The design kit is the part that matters

The most consequential deliverable is not a chip but a document. Q-PLANET will produce open Process Design Kits and Assembly Design Kits, the shared rulebooks that tell a designer what a fabrication line can and cannot build. In classical semiconductors, these kits are the reason a company with no factory of its own can still design a chip and have someone else make it. They are what turned chipmaking from a few vertically integrated giants into a global ecosystem of specialists.

Applying that model to quantum is the real news here. Standard design kits lower the entry barrier for startups and small firms that could never fund their own quantum fab, and they let separate parts of the supply chain advance without waiting on each other. It is the difference between a field where every player rebuilds everything and a field where a market can form.

Why Brussels is paying for it

Fifty million euros is small money next to the tens of billions flowing into classical fabs, and that scale tells you the goal is not volume but control. Europe watched its dependence on foreign suppliers become a strategic weakness in classical chips, and it has decided not to repeat the pattern in quantum. Keeping the design kits, the process know-how, and the pilot line inside an 11-country consortium is a bid to own the early supply chain rather than import it later.
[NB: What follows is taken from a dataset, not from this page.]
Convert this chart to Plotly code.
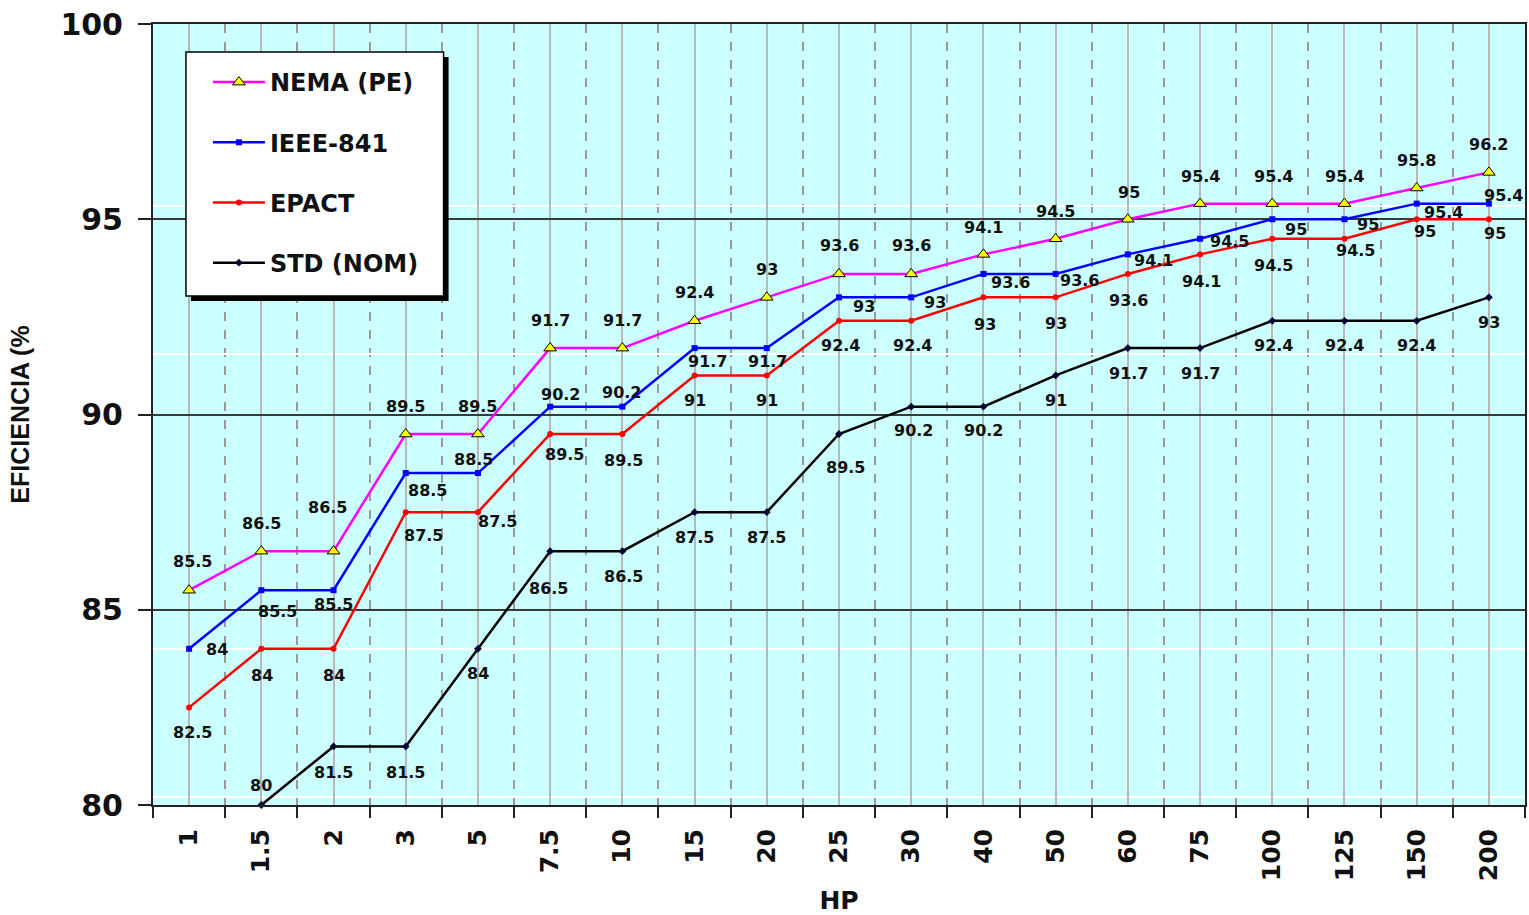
import plotly.graph_objects as go

# Motor size categories (HP) and full-load efficiency (%) by standard
hp = ["1", "1.5", "2", "3", "5", "7.5", "10", "15", "20", "25", "30",
      "40", "50", "60", "75", "100", "125", "150", "200"]
nema = [85.5, 86.5, 86.5, 89.5, 89.5, 91.7, 91.7, 92.4, 93, 93.6, 93.6,
        94.1, 94.5, 95, 95.4, 95.4, 95.4, 95.8, 96.2]
ieee = [84, 85.5, 85.5, 88.5, 88.5, 90.2, 90.2, 91.7, 91.7, 93, 93,
        93.6, 93.6, 94.1, 94.5, 95, 95, 95.4, 95.4]
epact = [82.5, 84, 84, 87.5, 87.5, 89.5, 89.5, 91, 91, 92.4, 92.4,
         93, 93, 93.6, 94.1, 94.5, 94.5, 95, 95]
std_nom = [None, 80, 81.5, 81.5, 84, 86.5, 86.5, 87.5, 87.5, 89.5, 90.2,
           90.2, 91, 91.7, 91.7, 92.4, 92.4, 92.4, 93]

y_ticks = [80, 85, 90, 95, 100]

# Pixel offsets (dx right, dy down) of each value label from its point
nema_off = [(3, -29), (0, -28), (-6, -44), (0, -28), (0, -28), (0, -28), (0, -28),
            (0, -28), (0, -28), (0, -28), (0, -28), (0, -27), (0, -27), (1, -27),
            (0, -27), (1, -27), (0, -27), (0, -28), (0, -28)]
ieee_off = [(28, 1), (16, 21), (0, 14), (22, 17), (-4, -14), (10, -12), (-1, -14),
            (13, 13), (1, 13), (25, 9), (24, 5), (27, 9), (24, 7), (26, 6),
            (29, 3), (24, 10), (24, 5), (27, 9), (15, -8)]
epact_off = [(3, 25), (1, 27), (0, 27), (18, 23), (20, 9), (14, 20), (1, 26),
             (0, 25), (0, 25), (1, 25), (1, 25), (2, 27), (0, 26), (1, 27),
             (1, 27), (1, 27), (11, 12), (8, 12), (6, 14)]
std_off = [None, (0, -20), (0, 26), (0, 26), (0, 25), (-2, 37), (1, 25), (0, 25),
           (0, 25), (6, 33), (2, 24), (0, 24), (0, 25), (1, 25), (0, 25), (1, 25),
           (0, 25), (0, 25), (0, 25)]

W, H = 1529, 915
ML, MR, MT, MB = 153, 2, 24, 110
PW, PH = W - ML - MR, H - MT - MB


def px_to_paper(px, py):
    return (px - ML) / PW, (H - MB - py) / PH


xs = list(range(len(hp)))
fig = go.Figure()

series = [
    ("NEMA (PE)", nema, "#FF00FF", dict(symbol="triangle-up", size=11, color="#FFFF00",
                                         line=dict(color="#000000", width=1))),
    ("IEEE-841", ieee, "#0000FF", dict(symbol="square", size=6, color="#0000FF")),
    ("EPACT", epact, "#FF0000", dict(symbol="circle", size=6, color="#FF0000")),
    ("STD (NOM)", std_nom, "#000000", dict(symbol="diamond", size=6, color="#000033")),
]
for name, vals, color, marker in series:
    fig.add_trace(go.Scatter(
        x=xs, y=vals, name=name, legendgroup=name, mode="lines+markers",
        line=dict(color=color, width=2.5), marker=marker, cliponaxis=False,
    ))

label_font = dict(family="DejaVu Sans", size=16, color="#111111", weight="bold")
for vals, offs in [(nema, nema_off), (ieee, ieee_off), (epact, epact_off), (std_nom, std_off)]:
    for i, (v, off) in enumerate(zip(vals, offs)):
        if v is None:
            continue
        fig.add_annotation(x=i, y=v, xref="x", yref="y", text=f"{v:g}",
                           showarrow=False, xshift=off[0], yshift=-off[1],
                           font=label_font)

# legend frame: drop shadow, then white box with black border
sx0, sy0 = px_to_paper(191, 301)
sx1, sy1 = px_to_paper(449, 57)
fig.add_shape(type="rect", xref="paper", yref="paper", x0=sx0, y0=sy0, x1=sx1, y1=sy1,
              fillcolor="#000000", line=dict(width=0), layer="above")
bx0, by0 = px_to_paper(186, 296)
bx1, by1 = px_to_paper(444, 52)
fig.add_shape(type="rect", xref="paper", yref="paper", x0=bx0, y0=by0, x1=bx1, y1=by1,
              fillcolor="#FFFFFF", line=dict(color="#000000", width=1.5), layer="above")

lx, ly = px_to_paper(208, 60)
fig.update_layout(
    width=W, height=H, autosize=False,
    margin=dict(l=ML, r=MR, t=MT, b=MB),
    paper_bgcolor="#FFFFFF", plot_bgcolor="#CCFFFF",
    showlegend=True,
    legend=dict(x=lx, y=ly, xanchor="left", yanchor="top",
                bgcolor="rgba(0,0,0,0)", borderwidth=0,
                font=dict(family="DejaVu Sans", size=24, color="#111111", weight="bold"),
                traceorder="grouped", tracegroupgap=26, itemwidth=52),
    xaxis=dict(
        range=[-0.5, len(hp) - 0.5], tickvals=xs, ticktext=hp, tickangle=-90,
        tickfont=dict(family="DejaVu Sans", size=25, color="#111111", weight="bold"),
        ticks="outside", ticklen=12, tickcolor="rgba(0,0,0,0)",
        showgrid=True, gridcolor="#B8B8B8", gridwidth=2,
        minor=dict(tick0=0.5, dtick=1, showgrid=True, gridcolor="#9A9A9A",
                   griddash="dash", gridwidth=1.5, ticks="outside", ticklen=11,
                   tickcolor="#222222", tickwidth=2),
        showline=True, linecolor="#222222", linewidth=2, mirror=True, zeroline=False,
        title=dict(text="HP", standoff=12,
                   font=dict(family="DejaVu Sans", size=25, color="#111111", weight="bold")),
    ),
    yaxis=dict(
        range=[80, 100], tickvals=y_ticks, ticktext=[str(t) for t in y_ticks],
        tickfont=dict(family="DejaVu Sans", size=30, color="#111111", weight="bold"),
        ticks="outside", ticklen=13, tickcolor="#222222", tickwidth=1.5,
        ticklabelstandoff=9,
        showgrid=True, gridcolor="#3A3A3A", gridwidth=1.5,
        minor=dict(tickvals=[80.2, 84, 91.55, 95.35], showgrid=True,
                   gridcolor="#FFFFFF", gridwidth=1.5, ticks=""),
        showline=True, linecolor="#222222", linewidth=2, mirror=True, zeroline=False,
        title=dict(text="EFICIENCIA (%", standoff=24,
                   font=dict(family="Liberation Sans", size=25, color="#111111", weight="bold")),
    ),
)

fig.write_html("out.html")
The neutral-atom approach that Pasqal builds on is one of several competing quantum architectures, and putting a public pilot line behind it is a wager that this path reaches manufacturable scale. Europe is not claiming quantum has arrived. It is claiming that when the technology matures, the fabrication capacity should already exist on the continent, under European standards, rather than be acquired from a US or Chinese vendor on their terms.

What an operator should take from it

For anyone running a business, the instruction is not to buy quantum hardware, which remains years from routine use. It is to notice that a vague question just gained a structure. The timeline for when European quantum compute becomes something you can procure, and whether it arrives as a sovereign product or as a metered service on someone else's cloud, now have an institution, a budget, and a set of standards attached to them.

The nearer-term consequence sits in security. The same maturing quantum capability that Q-PLANET is helping to industrialize is what will eventually break today's public-key encryption, which is why regulators already push post-quantum cryptography. A European quantum supply chain moving from lab to line is one more signal that the migration off vulnerable encryption is a plan for this decade, not a distant hypothetical.